The Student Government Association delivered their completed proposal to change the intervisitation policy to Interum Dean of Students Bruce Vieweg on Jan. 24.
SGA’s intervisitation committee has been working on the proposal since September. They have hosted weekly meetings to work on the proposal. Since the beginning of this semester, the main portion of their work has been editing the final draft.
The recently completed proposal is now in its final stages, which includes delivery to and review by a number of different campus officials and groups. After review by Vieweg and Director of Residence Life Jasi O’Connor, the Student Affairs Committee will look at the proposal. The committee, which includes Vieweg, consists of three students, three faculty members and three staff members.
Mark Besonen, sophomore representative to SGA, expressed his hopes for the proposal after the review process.
“I’m hoping they approve it in a timely matter,” Besonen said.
After the Student Affairs Committee reviews the proposal, there is the possibility that meetings between SGA and the administration will occur.
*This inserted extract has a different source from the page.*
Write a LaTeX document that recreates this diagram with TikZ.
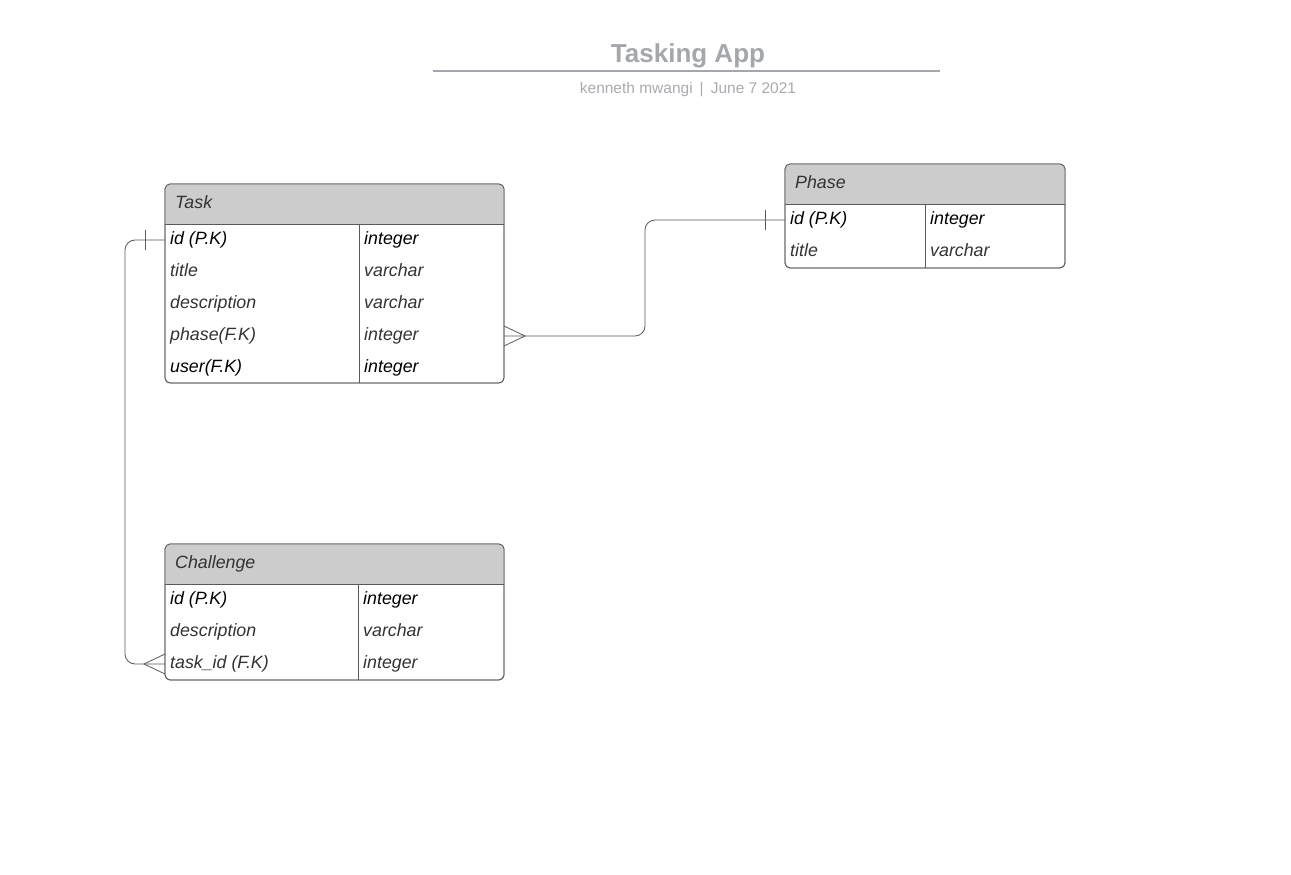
\documentclass[tikz,border=0pt]{standalone}
\usepackage{fontspec}
\setmainfont{Liberation Sans}
\definecolor{titc}{HTML}{A4A7AC}
\definecolor{subc}{HTML}{A8ABB0}
\definecolor{bordc}{HTML}{5A5A5A}
\definecolor{hdrc}{HTML}{CCCCCC}
\definecolor{txtg}{HTML}{333333}
\begin{document}
\begin{tikzpicture}[x=1pt,y=-1pt,
  tbl/.style={draw=bordc, line width=0.8pt, rounded corners=5pt, anchor=north west, inner sep=0pt, outer sep=0pt},
  bord/.style={draw=bordc, line width=0.8pt},
  rowbox/.style={minimum height=32pt, inner sep=0pt, outer sep=0pt, anchor=north west},
  fld/.style={font=\fontsize{17.8}{20}\selectfont\itshape, anchor=west, inner sep=0pt, text height=12.5pt, text depth=4.5pt},
  fldk/.style={fld, text=black},
  fldg/.style={fld, text=txtg},
  hdr/.style={font=\fontsize{17.8}{20}\selectfont\itshape, text=txtg, anchor=west, inner sep=0pt, text height=12.5pt, text depth=4.5pt},
  conn/.style={draw=bordc, line width=0.8pt}
]
\useasboundingbox (0,0) rectangle (1291,875);
\fill[white] (0,0) rectangle (1291,875);

% title
\node[font=\fontsize{26}{30}\selectfont\bfseries, text=titc, inner sep=0pt] (title) at (688,55.5) {Tasking App};
\draw[titc, line width=2pt] (433,71) -- (940,71);
\node[font=\fontsize{15.5}{18}\selectfont, text=subc, inner sep=0pt] (sub) at (688,89.5) {kenneth mwangi\hspace{7pt}|\hspace{7pt}June 7 2021};

% ---------- Task ----------
\node[tbl, fill=white, minimum width=339pt, minimum height=199pt] (task) at (165,184) {};
\begin{scope}
  \clip (165,184) rectangle (504,224);
  \fill[hdrc, rounded corners=5pt] (165,184) rectangle (504,260);
\end{scope}
\draw[bord] (165,224) -- (504,224);
\draw[bord] (359,224) -- (359,383);
\draw[bord, rounded corners=5pt] (task.north west) rectangle (task.south east);
\node[hdr] (task-h) at (175,204) {Task};
\node[rowbox, minimum width=339pt] (task-r1) at (165,224) {};
\node[rowbox, minimum width=339pt] (task-r2) at (165,256) {};
\node[rowbox, minimum width=339pt] (task-r3) at (165,288) {};
\node[rowbox, minimum width=339pt] (task-r4) at (165,320) {};
\node[rowbox, minimum width=339pt] (task-r5) at (165,352) {};
\node[fldk] (task-r1a) at (170,240) {id (P.K)};
\node[fldk] (task-r1b) at (364,240) {integer};
\node[fldg] (task-r2a) at (170,272) {title};
\node[fldg] (task-r2b) at (364,272) {varchar};
\node[fldg] (task-r3a) at (170,304) {description};
\node[fldg] (task-r3b) at (364,304) {varchar};
\node[fldg] (task-r4a) at (170,336) {phase(F.K)};
\node[fldg] (task-r4b) at (364,336) {integer};
\node[fldk] (task-r5a) at (170,368) {user(F.K)};
\node[fldk] (task-r5b) at (364,368) {integer};

% ---------- Phase ----------
\node[tbl, fill=white, minimum width=280pt, minimum height=104pt] (phase) at (785,164) {};
\begin{scope}
  \clip (785,164) rectangle (1065,204);
  \fill[hdrc, rounded corners=5pt] (785,164) rectangle (1065,240);
\end{scope}
\draw[bord] (785,204) -- (1065,204);
\draw[bord] (925,204) -- (925,268);
\draw[bord, rounded corners=5pt] (phase.north west) rectangle (phase.south east);
\node[hdr] (phase-h) at (795,184) {Phase};
\node[rowbox, minimum width=280pt] (phase-r1) at (785,204) {};
\node[rowbox, minimum width=280pt] (phase-r2) at (785,236) {};
\node[fldk] (phase-r1a) at (790,220) {id (P.K)};
\node[fldk] (phase-r1b) at (930,220) {integer};
\node[fldg] (phase-r2a) at (790,252) {title};
\node[fldg] (phase-r2b) at (930,252) {varchar};

% ---------- Challenge ----------
\node[tbl, fill=white, minimum width=339pt, minimum height=136pt] (chal) at (165,544) {};
\begin{scope}
  \clip (165,544) rectangle (504,584);
  \fill[hdrc, rounded corners=5pt] (165,544) rectangle (504,620);
\end{scope}
\draw[bord] (165,584) -- (504,584);
\draw[bord] (358,584) -- (358,680);
\draw[bord, rounded corners=5pt] (chal.north west) rectangle (chal.south east);
\node[hdr] (chal-h) at (175,564) {Challenge};
\node[rowbox, minimum width=339pt] (chal-r1) at (165,584) {};
\node[rowbox, minimum width=339pt] (chal-r2) at (165,616) {};
\node[rowbox, minimum width=339pt] (chal-r3) at (165,648) {};
\node[fldk] (chal-r1a) at (170,600) {id (P.K)};
\node[fldk] (chal-r1b) at (363,600) {integer};
\node[fldg] (chal-r2a) at (170,632) {description};
\node[fldg] (chal-r2b) at (363,632) {varchar};
\node[fldg] (chal-r3a) at (170,664) {task\_id (F.K)};
\node[fldg] (chal-r3b) at (363,664) {integer};

% ---------- connectors ----------
% Task.id  --  Challenge.task_id  (one to many)
\draw[conn, rounded corners=10pt] (task-r1.west) -- ++(-40,0) |- (chal-r3.west);
\draw[conn] ([xshift=-20pt,yshift=10pt]task-r1.west) -- ([xshift=-20pt,yshift=-10pt]task-r1.west);
\draw[conn] ([yshift=10pt]chal-r3.west) -- ([xshift=-21pt]chal-r3.west) -- ([yshift=-10pt]chal-r3.west);

% Task.phase  --  Phase.id  (many to one)
\draw[conn, rounded corners=10pt] (task-r4.east) -- ++(141,0) |- (phase-r1.west);
\draw[conn] ([xshift=-20pt,yshift=10pt]phase-r1.west) -- ([xshift=-20pt,yshift=-10pt]phase-r1.west);
\draw[conn] ([yshift=10pt]task-r4.east) -- ([xshift=21pt]task-r4.east) -- ([yshift=-10pt]task-r4.east);
\end{tikzpicture}
\end{document}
The proposal will also be sent to the president for review.
SGA’s executive assistant Kate Engstrom gave her thoughts on the meetings to come.
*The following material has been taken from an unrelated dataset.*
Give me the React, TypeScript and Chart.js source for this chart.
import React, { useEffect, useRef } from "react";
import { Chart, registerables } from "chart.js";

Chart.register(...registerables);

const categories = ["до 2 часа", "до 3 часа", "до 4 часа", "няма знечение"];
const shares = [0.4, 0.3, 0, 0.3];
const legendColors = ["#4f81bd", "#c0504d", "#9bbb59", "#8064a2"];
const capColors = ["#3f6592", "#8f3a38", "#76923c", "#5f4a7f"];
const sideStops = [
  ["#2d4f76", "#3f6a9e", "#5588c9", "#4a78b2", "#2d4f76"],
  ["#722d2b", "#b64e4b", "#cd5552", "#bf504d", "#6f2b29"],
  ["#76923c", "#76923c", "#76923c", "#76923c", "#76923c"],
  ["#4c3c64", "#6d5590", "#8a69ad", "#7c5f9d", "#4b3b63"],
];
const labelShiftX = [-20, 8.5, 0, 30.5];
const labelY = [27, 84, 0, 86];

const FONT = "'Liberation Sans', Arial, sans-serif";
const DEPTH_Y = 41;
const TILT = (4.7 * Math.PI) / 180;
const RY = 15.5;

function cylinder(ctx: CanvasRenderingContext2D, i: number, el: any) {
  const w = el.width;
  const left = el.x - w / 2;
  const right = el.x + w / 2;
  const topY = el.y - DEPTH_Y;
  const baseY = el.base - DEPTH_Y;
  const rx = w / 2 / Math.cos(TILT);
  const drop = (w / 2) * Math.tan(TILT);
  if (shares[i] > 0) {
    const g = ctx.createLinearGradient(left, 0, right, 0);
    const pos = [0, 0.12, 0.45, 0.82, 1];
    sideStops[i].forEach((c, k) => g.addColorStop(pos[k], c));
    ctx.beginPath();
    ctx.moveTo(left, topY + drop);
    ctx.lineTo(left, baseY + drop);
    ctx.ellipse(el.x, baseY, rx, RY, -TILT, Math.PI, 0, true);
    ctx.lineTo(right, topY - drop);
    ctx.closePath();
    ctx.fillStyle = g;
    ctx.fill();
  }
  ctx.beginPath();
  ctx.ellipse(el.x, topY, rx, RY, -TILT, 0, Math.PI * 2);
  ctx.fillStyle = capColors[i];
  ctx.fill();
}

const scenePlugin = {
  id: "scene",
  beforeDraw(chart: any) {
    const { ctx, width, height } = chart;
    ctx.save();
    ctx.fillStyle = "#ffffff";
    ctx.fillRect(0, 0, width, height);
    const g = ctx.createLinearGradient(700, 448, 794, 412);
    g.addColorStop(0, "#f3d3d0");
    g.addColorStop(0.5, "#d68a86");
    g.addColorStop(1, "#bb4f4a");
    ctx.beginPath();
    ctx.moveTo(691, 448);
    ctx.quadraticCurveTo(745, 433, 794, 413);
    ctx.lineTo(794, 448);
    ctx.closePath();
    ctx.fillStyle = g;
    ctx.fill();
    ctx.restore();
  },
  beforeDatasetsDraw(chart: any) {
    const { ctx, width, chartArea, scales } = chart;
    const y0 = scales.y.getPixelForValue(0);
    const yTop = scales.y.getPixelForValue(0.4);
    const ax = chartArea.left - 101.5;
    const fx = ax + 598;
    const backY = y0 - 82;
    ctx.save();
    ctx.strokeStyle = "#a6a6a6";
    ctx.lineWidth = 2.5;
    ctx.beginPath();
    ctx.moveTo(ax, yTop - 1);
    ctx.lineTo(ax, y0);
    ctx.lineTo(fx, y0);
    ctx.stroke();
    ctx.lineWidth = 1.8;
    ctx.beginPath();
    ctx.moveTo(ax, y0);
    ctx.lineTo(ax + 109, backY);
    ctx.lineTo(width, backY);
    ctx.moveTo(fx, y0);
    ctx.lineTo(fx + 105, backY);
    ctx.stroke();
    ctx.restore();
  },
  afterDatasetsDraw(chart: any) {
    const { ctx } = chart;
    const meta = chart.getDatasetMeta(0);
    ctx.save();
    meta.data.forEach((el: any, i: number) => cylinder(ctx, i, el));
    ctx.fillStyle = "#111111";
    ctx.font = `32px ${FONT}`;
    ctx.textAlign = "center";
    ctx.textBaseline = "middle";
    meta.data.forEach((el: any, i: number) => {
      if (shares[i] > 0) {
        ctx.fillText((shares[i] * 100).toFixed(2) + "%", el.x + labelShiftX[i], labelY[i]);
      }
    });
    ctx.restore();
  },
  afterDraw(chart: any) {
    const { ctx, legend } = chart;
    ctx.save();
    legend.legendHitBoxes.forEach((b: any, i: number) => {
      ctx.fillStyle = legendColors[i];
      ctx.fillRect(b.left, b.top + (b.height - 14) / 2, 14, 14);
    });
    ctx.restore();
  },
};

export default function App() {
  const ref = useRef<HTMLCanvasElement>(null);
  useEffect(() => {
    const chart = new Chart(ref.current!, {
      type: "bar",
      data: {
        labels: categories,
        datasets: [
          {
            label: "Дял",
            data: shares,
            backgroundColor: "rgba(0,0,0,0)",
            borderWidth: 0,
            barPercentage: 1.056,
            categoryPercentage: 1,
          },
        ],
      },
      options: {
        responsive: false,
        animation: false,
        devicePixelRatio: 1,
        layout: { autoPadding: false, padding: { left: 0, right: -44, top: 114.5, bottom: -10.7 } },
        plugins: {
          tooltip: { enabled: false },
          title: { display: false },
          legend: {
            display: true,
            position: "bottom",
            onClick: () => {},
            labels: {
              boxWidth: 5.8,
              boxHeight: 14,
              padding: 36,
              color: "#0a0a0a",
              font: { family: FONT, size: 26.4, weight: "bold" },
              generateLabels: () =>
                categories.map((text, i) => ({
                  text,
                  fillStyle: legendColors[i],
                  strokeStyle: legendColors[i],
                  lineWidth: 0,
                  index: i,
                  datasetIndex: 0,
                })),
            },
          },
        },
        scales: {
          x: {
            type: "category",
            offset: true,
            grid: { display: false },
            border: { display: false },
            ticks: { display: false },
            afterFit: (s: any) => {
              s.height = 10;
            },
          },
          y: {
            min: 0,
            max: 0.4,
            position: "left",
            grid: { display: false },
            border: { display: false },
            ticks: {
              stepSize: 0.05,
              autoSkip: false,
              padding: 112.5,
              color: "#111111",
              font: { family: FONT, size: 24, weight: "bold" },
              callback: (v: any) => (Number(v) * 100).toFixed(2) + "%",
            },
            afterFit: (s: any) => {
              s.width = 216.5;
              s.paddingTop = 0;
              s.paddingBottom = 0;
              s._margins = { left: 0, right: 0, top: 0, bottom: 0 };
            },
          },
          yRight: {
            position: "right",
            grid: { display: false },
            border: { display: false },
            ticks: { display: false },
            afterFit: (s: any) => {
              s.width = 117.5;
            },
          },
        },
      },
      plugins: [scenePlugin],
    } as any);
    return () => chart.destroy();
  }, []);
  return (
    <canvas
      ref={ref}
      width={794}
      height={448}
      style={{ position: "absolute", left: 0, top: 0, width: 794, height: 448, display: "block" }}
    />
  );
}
“Hopefully they wouldn’t need to have extensive meetings before saying yes,” Engstrom said.
The final version of the proposal included the request to eliminate intervisitation restrictions all together. Engstrom stated that this wasn’t in the original draft because the committee was concerned it was too sudden to ask for complete removal of the policy.
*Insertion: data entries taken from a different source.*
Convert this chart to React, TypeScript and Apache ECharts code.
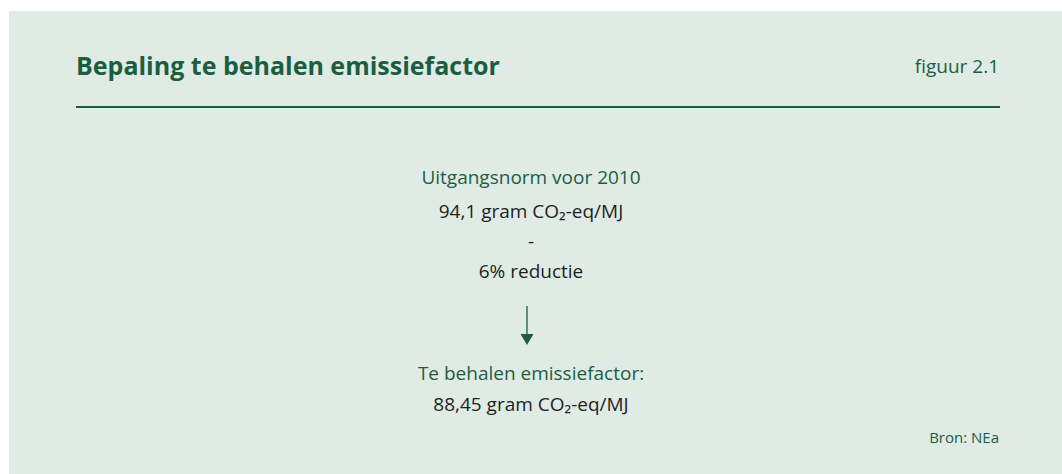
import React, { useEffect, useRef } from "react";
import * as echarts from "echarts";

const title = "Bepaling te behalen emissiefactor";
const figureLabel = "figuur 2.1";
const source = "Bron: NEa";
const topLines = ["Uitgangsnorm voor 2010", "94,1 gram CO₂-eq/MJ", "-", "6% reductie"];
const bottomLines = ["Te behalen emissiefactor:", "88,45 gram CO₂-eq/MJ"];

const GREEN = "#1b5e3f";
const DARK = "#231f20";
const BG = "#e0ebe6";
const FONT = "'Open Sans', 'Noto Sans', sans-serif";

export default function App() {
  const ref = useRef<HTMLDivElement>(null);
  useEffect(() => {
    if (!ref.current) return;
    const chart = echarts.init(ref.current, undefined, { renderer: "svg" });
    const cx = 531;
    const elements: any[] = [
      { type: "rect", shape: { x: 9, y: 11, width: 1053, height: 463 }, style: { fill: BG } },
      { type: "text", x: 76, y: 65, style: { text: title, font: `bold 25px ${FONT}`, fill: GREEN, textVerticalAlign: "middle" } },
      { type: "text", x: 999, y: 66, style: { text: figureLabel, font: `19px ${FONT}`, fill: GREEN, textAlign: "right", textVerticalAlign: "middle" } },
      { type: "line", shape: { x1: 76, y1: 107, x2: 1000, y2: 107 }, style: { stroke: GREEN, lineWidth: 2 } },
      { type: "line", shape: { x1: 527, y1: 306, x2: 527, y2: 336 }, style: { stroke: GREEN, lineWidth: 1.3 } },
      { type: "polygon", shape: { points: [[520.5, 334], [533.5, 334], [527, 345]] }, style: { fill: GREEN } },
      { type: "text", x: 999, y: 437, style: { text: source, font: `15px ${FONT}`, fill: GREEN, textAlign: "right", textVerticalAlign: "middle" } },
    ];
    const topY = [176.5, 210.5, 240.5, 270.5];
    topLines.forEach((t, i) => {
      elements.push({ type: "text", x: cx, y: topY[i], style: { text: t, font: `19px ${FONT}`, fill: i === 0 ? GREEN : DARK, textAlign: "center", textVerticalAlign: "middle" } });
    });
    const botY = [372.5, 404];
    bottomLines.forEach((t, i) => {
      elements.push({ type: "text", x: cx, y: botY[i], style: { text: t, font: `19px ${FONT}`, fill: i === 0 ? GREEN : DARK, textAlign: "center", textVerticalAlign: "middle" } });
    });
    chart.setOption({ animation: false, graphic: { elements } });
    return () => chart.dispose();
  }, []);
  return <div ref={ref} style={{ position: "fixed", left: 0, top: 0, width: 1062, height: 474, background: "#fff" }} />;
}
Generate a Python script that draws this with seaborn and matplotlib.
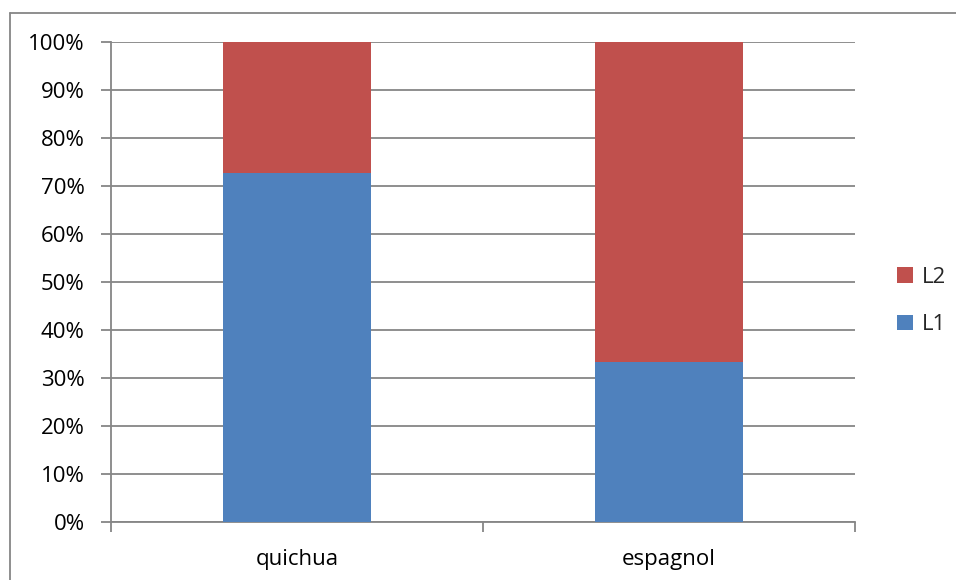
import pandas as pd
import seaborn as sns
import matplotlib.pyplot as plt
from matplotlib.lines import Line2D
from matplotlib.ticker import FixedLocator, PercentFormatter

# Data (share of speakers, %)
langues = ['quichua', 'espagnol']
l1 = [72.7, 33.3]
l2 = [27.3, 66.7]

df = pd.DataFrame({'langue': langues, 'L1': l1, 'L2': l2})
df['total'] = df['L1'] + df['L2']

sns.set_theme(style='white')
plt.rcParams['font.family'] = ['Open Sans', 'DejaVu Sans']

fig = plt.figure(figsize=(9.56, 5.8), dpi=100)
ax = fig.add_axes([111 / 956, 1 - 521.5 / 580, 744 / 956, 479.5 / 580])

grey = '#868686'
fs = 16

# stacked: draw full height in red, then L1 in blue on top
sns.barplot(data=df, x='langue', y='total', color='#C0504D', width=0.4,
            saturation=1, linewidth=0, ax=ax, label='L2', zorder=3)
sns.barplot(data=df, x='langue', y='L1', color='#4F81BD', width=0.4,
            saturation=1, linewidth=0, ax=ax, label='L1', zorder=3)

ax.set_xlim(-0.5, 1.5)
ax.set_ylim(0, 100)
ax.set_yticks(range(0, 101, 10))
ax.yaxis.set_major_formatter(PercentFormatter(decimals=0))
ax.yaxis.grid(True, color=grey, linewidth=1.3, zorder=0)
ax.set_axisbelow(True)
ax.set_xlabel('')
ax.set_ylabel('')

for s in ['top', 'right']:
    ax.spines[s].set_visible(False)
for s in ['left', 'bottom']:
    ax.spines[s].set_color(grey)
    ax.spines[s].set_linewidth(1.3)

ax.tick_params(axis='y', which='major', direction='out', length=7, width=1.3,
               color=grey, labelsize=fs, pad=12, labelcolor='black', left=True)
ax.tick_params(axis='x', which='major', length=0, labelsize=fs, pad=20,
               labelcolor='black')
ax.xaxis.set_minor_locator(FixedLocator([-0.5, 0.5, 1.5]))
ax.tick_params(axis='x', which='minor', direction='out', length=7, width=1.3,
               color=grey, bottom=True)

# legend: L2 above L1
handles, labels = ax.get_legend_handles_labels()
leg = ax.legend(handles, labels, loc='center left', bbox_to_anchor=(1.03, 0.46),
                frameon=False, fontsize=fs, handlelength=0.7, handleheight=0.7,
                handletextpad=0.4, labelspacing=1.2)

# outer chart border (top and left edges visible)
fig.add_artist(Line2D([10 / 956, 10 / 956], [-0.01, 1 - 13 / 580], color=grey,
                      linewidth=1.3, clip_on=False))
fig.add_artist(Line2D([10 / 956, 1.01], [1 - 13 / 580, 1 - 13 / 580], color=grey,
                      linewidth=1.3, clip_on=False))

fig.savefig('out.png', dpi=100)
“The entire committee had wanted to propose to get rid of intervis,” Engstrom said.
The decision to change perspectives came after the survey results were compiled. SGA’s intervisitation survey was conducted during fall semester and asked students a variety of questions about current intervisitation policy and possible changes that could be made.
“Students were widely in support of expanding hours,” Engstrom said.
This fact, in combination with a large participation rate of nearly 50 percent for the survey is what influenced the decision to ask for elimination of intervisitation policy. SGA President Tyler Dugger commented on the wide turn out.
“We had, really, an astounding response,” Dugger said.
He also commented that the survey completion rate was astonishing considering that many students live off campus.
The proposal also included a history of the intervisitation policy within Concordia, a survey of similar policies at sister institutions and the reasoning behind wanting to change the policy. Some of the issues brought up are equality, enforceability of the policy, roommate and floor-related privacy and comfort issues, gender issues and the desire for better student interactions.
Members of the committee spent many hours compiling and editing the proposal so that it would be polished for the final draft.
“I think the proposal is really well written and well thought out,” Besonen said.
Vieweg also commented on the quality of the proposal.
“I think it is very well done… very well written,” Vieweg said.
Dugger gave some final thoughts on intervisitation policy as the proposal proceeds forwards.
“I think that there’s the potential now to retire this issue,” Dugger said.
While the proposal is being reviewed, SGA will be busy with many other initiatives. These include campaigns for a new campus publication, reduction of energy use and a new award to recognize service to the student body.